What does your ideal future look like?

A harmonious, peaceful world, where sustainable practices — culturally, economically, ecologically — prevail, and humanity is grounded in a spirituality that — at once — both transcends cultural boundaries, yet recognizes and celebrates culturally-mediated pathways to this unifying, connecting ground. While many clamor about the “ills” of organized religion, particularly in light of extremist interpretations and corresponding violence, the solution is not to — were this even possible — eradicate religion, but to go deeper into it. The same thing needs to happen with science and technology, where approaches that stop short of the deepest dimensions of the consciousness of the practitioners, and the understanding of the discipline, result in thinking and action that is disconnected from the wholeness that is key to a sustainable future. There is just as much fundamentalism in science as there is in religion. The solution, however, lies not in the repression of science, as I suppose religious fundamentalists would have it (fundamentalism in one domain begets that in another), but rather a deeper science. I believe art, which of course can have its now fundamentalist patterns, has the capacity to catalyze the emergence of these expanded, integral paradigms of spirituality and science. And within the arts, jazz is uniquely endowed with creative and spiritual features that are key to this transformative function.
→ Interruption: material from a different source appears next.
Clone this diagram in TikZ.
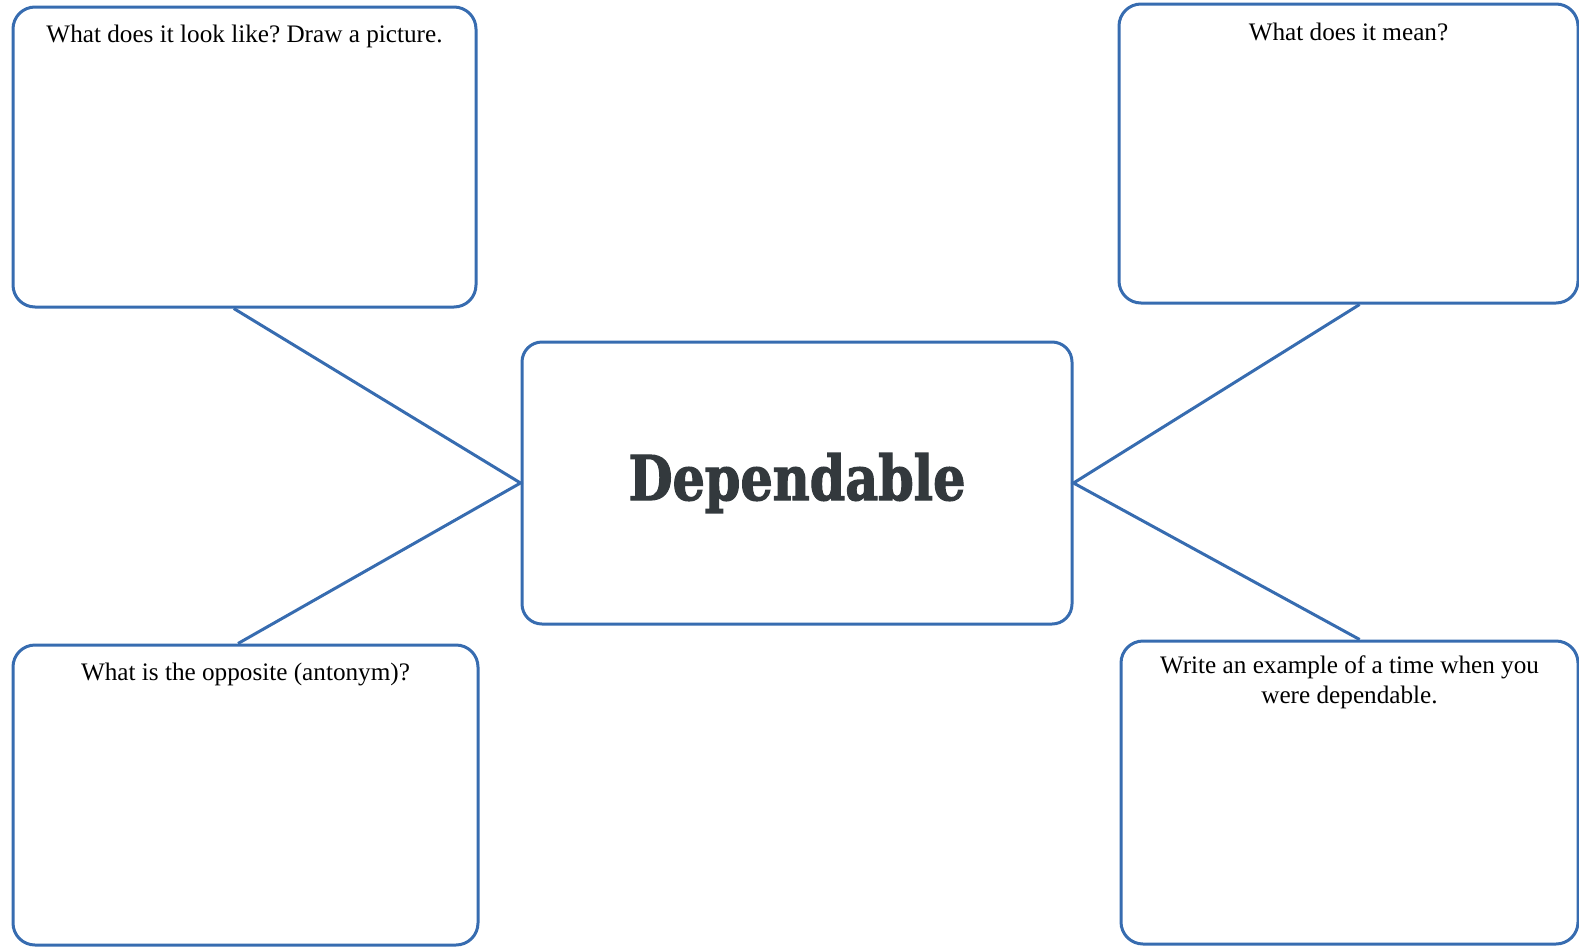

Here is also important to recognize the extent to which America has been disconnected from jazz, which in essence entails the nation being disconnected from its soul. I have a series of projects I will be soon launching on this theme. One is called Black Music Matters, which I will frame as part of the Black Lives Matter movement; BMM will be part of a broader project called Jazz on Earth, which I will launch as part of the International Society for Improvised Music. While to be sure there will be social justice aspects to this work, never far from view will be the capacities inherent in black music to penetrate to interior dimensions of human consciousness. That is the ultimate frontier.